An international team of researchers has detected an incredible astronomical object: a pulsar that spins over 42,000 times every minute. This is the second-fastest-spinning pulsar ever discovered.
The findings, reported in the Astrophysical Journal Letters, describe PSR J0952–0607, the leftover core of a star that became a supernova. It's a type of neutron star so it has a significant mass, about 1.4 times the mass of the Sun, in a tiny volume. It wouldn’t be much larger than Manhattan.
But unlike many neutron stars, PSR J0952–0607 is a pulsar. A beam of radiation is emitted by these objects and as they spin, they appear to pulsate, hence the name. This pulsar rotates 707 times each second.
The discovery was possible by combining the data from NASA’s Fermi Gamma-ray Space Telescope with the Netherlands-based Low-Frequency Array (LOFAR) radio telescope. It was detected at a frequency much lower than conventional radio searches, which might suggest that there’s a whole new population of ultra-fast pulsars waiting to be found.

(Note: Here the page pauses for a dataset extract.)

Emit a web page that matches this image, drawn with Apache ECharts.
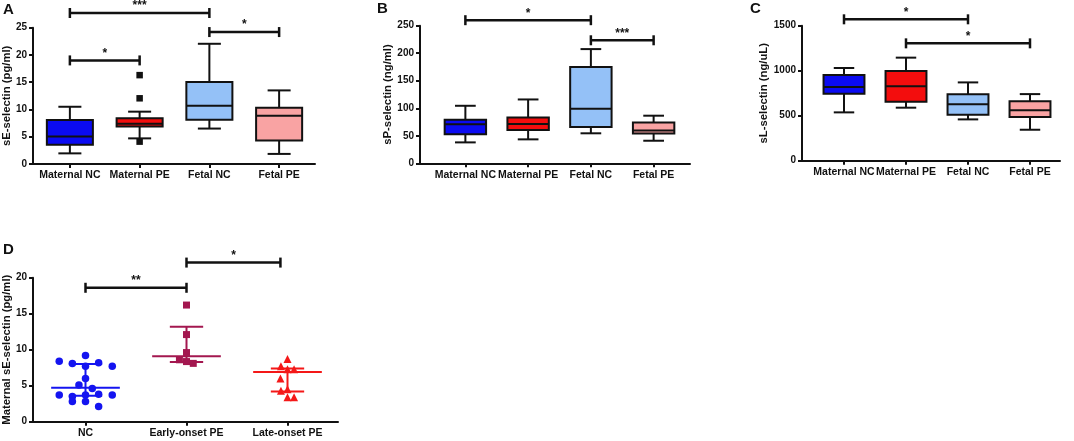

“Roughly a third of the gamma-ray sources found by Fermi have not been detected at other wavelengths,” Elizabeth Ferrara, a member of the discovery team at NASA's Goddard Space Center, stated. “Many of these unassociated sources may be pulsars, but we often need follow-up from radio observatories to detect the pulses and prove it. There's a real synergy across the extreme ends of the electromagnetic spectrum in hunting for them.”
This pulsar also has another label. It’s a black widow pulsar, nicknamed because the stellar object is consuming a companion star. The team identified J0952’s companion, a star that has been eroded so dramatically that it only weighs about 20 times the mass of Jupiter.
The fastest-spinning pulsar rotates on itself about 43,000 times every minute, but even that incredible value is nowhere close to the theoretical limit scientists estimated. A pulsar could spin as fast as 72,000 times per minute before it would be ripped apart. So where are these extremely fast pulsars?
“There is growing evidence that the fastest-spinning pulsars tend to have the steepest spectra,” said co-author Ziggy Pleunis, from McGill University in Montreal. “Since LOFAR searches are more sensitive to these steep-spectrum radio pulsars, we may find that even faster pulsars do, in fact, exist and have been missed by surveys at higher frequencies.”